Notably, when the UK and EU finally joined the US in sanctioning Iran for providing drones to Russia in late October, one of the justifications was that the transfers violated UN Security Council Resolution 2231, which codified the JCPOA. If the Government actually supported the JCPOA, and thus Resolution 2231, why did it wait approximately two months to even mention the violation, much less impose sanctions?

On Feb. 1, Australians will find out whether the Government’s inaction is simply due to bureaucracy or whether it is because the Government has very consciously opted to do nothing, now or in the future. That day is the deadline for the Senate Foreign Affairs, Defence and Trade References Committee to report on its conclusions from last year’s inquiry into human rights implications of recent violence in Iran.

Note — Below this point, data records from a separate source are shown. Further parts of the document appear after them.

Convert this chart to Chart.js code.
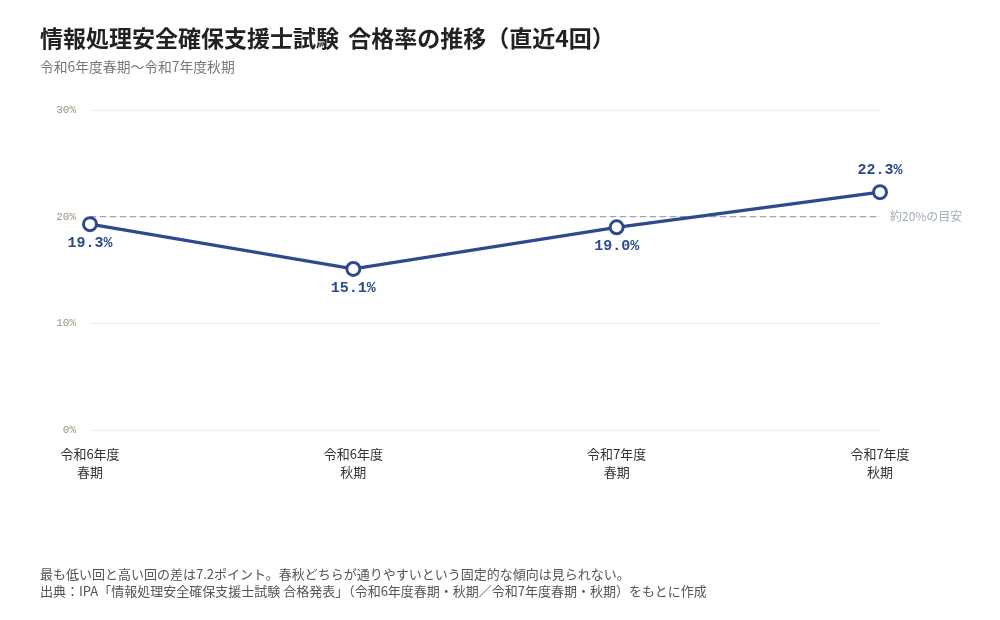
<!DOCTYPE html>
<html>
<head>
<meta charset="utf-8">
<script src="https://cdn.jsdelivr.net/npm/chart.js@4/dist/chart.umd.min.js"></script>
<style>
  body { margin: 0; background: #fff; font-family: "Noto Sans CJK JP", "Noto Sans", sans-serif; }
  #wrap { position: relative; width: 1000px; height: 620px; overflow: hidden; }
  #chartBox { position: absolute; left: 0; top: 0; width: 1000px; height: 620px; }
  .title { position: absolute; left: 40px; top: 20px; font-size: 23px; font-weight: bold; color: #222; word-spacing: 4px; }
  .sub { position: absolute; left: 40px; top: 56px; font-size: 13.8px; color: #777; }
  .note { position: absolute; left: 40px; font-size: 13px; color: #555; }
</style>
</head>
<body>
<div id="wrap">
  <div id="chartBox"><canvas id="rateChart"></canvas></div>
  <div class="title">情報処理安全確保支援士試験 合格率の推移（直近4回）</div>
  <div class="sub">令和6年度春期～令和7年度秋期</div>
  <div class="note" style="top:564px">最も低い回と高い回の差は7.2ポイント。春秋どちらが通りやすいという固定的な傾向は見られない。</div>
  <div class="note" style="top:581px">出典：IPA「情報処理安全確保支援士試験 合格発表」（令和6年度春期・秋期／令和7年度春期・秋期）をもとに作成</div>
</div>
<script>
// data
var sessions = [["令和6年度", "春期"], ["令和6年度", "秋期"], ["令和7年度", "春期"], ["令和7年度", "秋期"]];
var passRates = [19.3, 15.1, 19.0, 22.3];
var targetRate = [20, 20, 20, 20];
var targetLabel = "約20%の目安";
var labelBelow = [true, true, true, false];

var lineColor = "#2c4a8c";

var valueLabels = {
    id: "valueLabels",
    afterDatasetsDraw: function(chart) {
        var ctx = chart.ctx;
        var meta = chart.getDatasetMeta(0);
        ctx.save();
        ctx.fillStyle = lineColor;
        ctx.font = "bold 15px 'Liberation Mono', monospace";
        ctx.textAlign = "center";
        ctx.textBaseline = "middle";
        meta.data.forEach(function(pt, i) {
            var dy = labelBelow[i] ? 19 : -22;
            ctx.fillText(passRates[i].toFixed(1) + "%", pt.x, pt.y + dy);
        });
        // target line label
        var y = chart.scales.y.getPixelForValue(targetRate[0]);
        ctx.fillStyle = "#a3acb9";
        ctx.font = "12px 'Noto Sans CJK JP', sans-serif";
        ctx.textAlign = "left";
        ctx.fillText(targetLabel, chart.chartArea.right + 10, y);
        ctx.restore();
    }
};

var rateChart = new Chart(document.getElementById("rateChart"), {
    type: "line",
    data: {
        labels: sessions,
        datasets: [
            {
                label: "合格率",
                data: passRates,
                borderColor: lineColor,
                borderWidth: 3.2,
                pointRadius: 6.5,
                pointBorderWidth: 3,
                pointBackgroundColor: "#fff",
                pointBorderColor: lineColor,
                tension: 0,
                order: 0
            },
            {
                label: targetLabel,
                data: targetRate,
                borderColor: "#9aa5b8",
                borderWidth: 1.3,
                borderDash: [6, 4],
                pointRadius: 0,
                order: 1
            }
        ]
    },
    options: {
        responsive: true,
        maintainAspectRatio: false,
        animation: false,
        layout: { padding: { left: 50, right: 120, top: 110, bottom: 130 } },
        plugins: {
            legend: { display: false },
            tooltip: { enabled: false }
        },
        scales: {
            x: {
                offset: false,
                grid: { display: false, drawTicks: false },
                border: { display: false },
                afterFit: function(axis) { axis.height = 60; },
                ticks: {
                    padding: 15,
                    color: "#333",
                    maxRotation: 0,
                    font: { size: 13, family: "'Noto Sans CJK JP', sans-serif", lineHeight: 1.4 }
                }
            },
            y: {
                min: 0,
                max: 30,
                grid: { color: "#ececf0", drawTicks: false },
                border: { display: false },
                afterFit: function(axis) { axis.width = 40; },
                ticks: {
                    stepSize: 10,
                    padding: 14,
                    color: "#a09080",
                    font: { size: 11, family: "'Liberation Mono', monospace" },
                    callback: function(v) { return v + "%"; }
                }
            }
        }
    },
    plugins: [valueLabels]
});
</script>
</body>
</html>
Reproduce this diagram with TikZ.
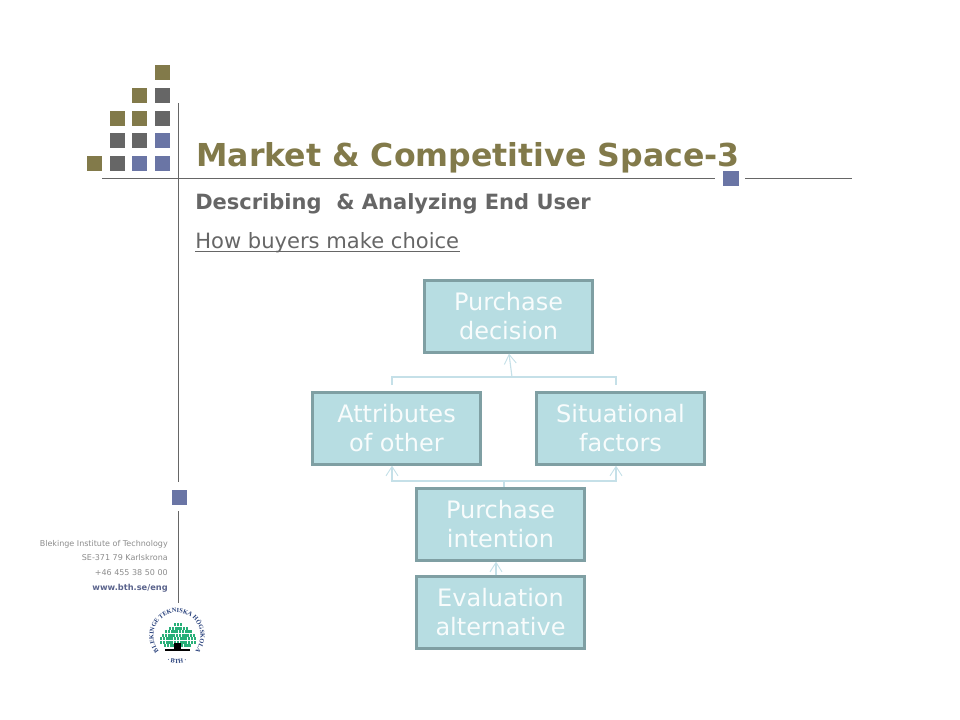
\documentclass[tikz,border=0pt]{standalone}
\usepackage{xcolor}
\usepackage{fontspec}
\setmainfont{DejaVu Sans}
\newfontfamily\logofont{Liberation Serif}
\usetikzlibrary{positioning,calc,arrows.meta,decorations.text}
\definecolor{btholive}{RGB}{130,122,74}
\definecolor{bthgray}{RGB}{102,102,102}
\definecolor{bthblue}{RGB}{106,117,165}
\definecolor{boxfill}{RGB}{183,221,226}
\definecolor{boxline}{RGB}{127,159,163}
\definecolor{linklight}{RGB}{197,224,232}
\definecolor{logoblue}{RGB}{35,60,120}
\definecolor{logogreen}{RGB}{40,175,120}
\tikzset{
  stepbox/.style={draw=boxline,line width=2.25pt,fill=boxfill,minimum width=125.5pt,minimum height=53.5pt,
    inner sep=0pt,align=center,text=white!90!boxfill,font=\fontsize{18}{21.75}\selectfont},
  link/.style={draw=linklight,line width=0.85pt},
  linkhead/.style={link,-{Straight Barb[length=7pt,width=9pt,line width=0.7pt]}},
  rule/.style={draw=bthgray,line width=0.75pt},
  footline/.style={anchor=east,inner sep=0pt,text=bthgray!75,font=\fontsize{6}{7}\selectfont},
}
\begin{document}
\begin{tikzpicture}[x=0.75pt,y=0.75pt,yscale=-1,xscale=1]
  \useasboundingbox (0,0) rectangle (960,720);

  % squares top left
  \foreach \sx/\sy/\scol in {155/65/btholive,132/88/btholive,155/88/bthgray,
      110/111/btholive,132/111/btholive,155/111/bthgray,
      110/133/bthgray,132/133/bthgray,155/133/bthblue,
      87/156/btholive,110/156/bthgray,132/156/bthblue,155/156/bthblue}
    \fill [\scol] (\sx,\sy) rectangle ++(15,15);

  % rules and their squares
  \draw [rule] (178.5,103) -- (178.5,482);
  \draw [rule] (178.5,511) -- (178.5,603);
  \draw [rule] (102,179) -- (715,179);
  \draw [rule] (745,179) -- (852,179);
  \fill [bthblue] (172,490) rectangle ++(15,15);
  \fill [bthblue] (723,171) rectangle ++(16,15);

  % Text Node
  \node (title) [anchor=west,inner sep=0pt,text=btholive,font=\fontsize{23.7}{28}\selectfont\bfseries] at (196,158) {Market \& Competitive Space-3};
  % Text Node
  \node (subtitle) [anchor=west,inner sep=0pt,text=bthgray,font=\fontsize{15.75}{18}\selectfont\bfseries] at (195,204) {Describing\ \ \& Analyzing End User};
  % Text Node
  \node (howbuyers) [anchor=west,inner sep=0pt,text=bthgray,font=\fontsize{15.8}{18}\selectfont] at (195,243) {How buyers make choice};
  \draw [bthgray,line width=0.75pt] (195,252) -- (460,252);

  % footer
  \node (foota) [footline] at (168,544) {Blekinge Institute of Technology};
  \node (footb) [footline] at (168,558) {SE-371 79 Karlskrona};
  \node (footc) [footline] at (168,573) {+46 455 38 50 00};
  \node (footd) [footline,text=bthblue!85!black,font=\fontsize{6.2}{7}\selectfont\bfseries] at (168,588) {www.bth.se/eng};

  % logo
  \foreach \ly/\lx/\ln in {623/174/3,626.5/169/7,630/165/10,633.5/162/12,637/160/13,640.5/160/13,644/164/10}
    \foreach \li in {1,...,\ln}
      \fill [logogreen] ({\lx+(\li-1)*2.8},\ly) rectangle ++(2.2,3);
  \fill (174,643) rectangle (181,649);
  \fill (165,649) rectangle (190,650.5);
  \path [postaction={decorate,decoration={text along path,text align=center,
      text={|\logofont\fontsize{4.7}{6}\selectfont\bfseries\color{logoblue}|BLEKINGE TEKNISKA HÖGSKOLA}}}]
      (161.9,654) arc [start angle=130,end angle=410,radius=23.5];
  \path [postaction={decorate,decoration={text along path,text align=center,
      text={|\logofont\fontsize{4.7}{5}\selectfont\bfseries\color{logoblue}|· BTH ·}}}]
      (161.2,658.5) arc [start angle=125,end angle=55,radius=27.5];

  % boxes
  \node (decision) [stepbox] at (508.5,316.5) {Purchase\\decision};
  \node (attributes) [stepbox] at (396.5,428.5) {Attributes\\of other};
  \node (situational) [stepbox] at (620.5,428.5) {Situational\\factors};
  \node (intention) [stepbox] at (500.5,524.5) {Purchase\\intention};
  \node (evaluation) [stepbox] at (500.5,612.5) {Evaluation\\alternative};

  % links
  \coordinate (upleft) at (392,385);
  \coordinate (upright) at (616,385);
  \coordinate (upjoin) at (512,377);
  \coordinate (lowjoin) at (504,481);
  \draw [link] (upleft) -- (392,377) -- (616,377) -- (upright);
  \draw [linkhead] (upjoin) -- (decision.south -| 509,0);
  \draw [link] (intention.north -| lowjoin) -- (lowjoin);
  \draw [linkhead] (lowjoin) -- (392,481) -- (attributes.south -| 392,0);
  \draw [linkhead] (lowjoin) -- (616,481) -- (situational.south -| 616,0);
  \draw [linkhead] (evaluation.north -| 496,0) -- (intention.south -| 496,0);
\end{tikzpicture}
\end{document}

Approximately 400 submissions were made to the inquiry by various individuals as well as communal and international organisations. A large proportion of these submissions, including AIJAC’s, shared at least two recommendations: listing the IRGC under the Criminal Code and drastically expanding autonomous sanctions against Iranian individuals and entities. If, in response to the Committee’s report, the Government still fails to take any additional action, then at least Australians can stop holding their breath and just accept, with appropriate dismay, the moral and strategic shortcomings underlying the Government’s Iran policy.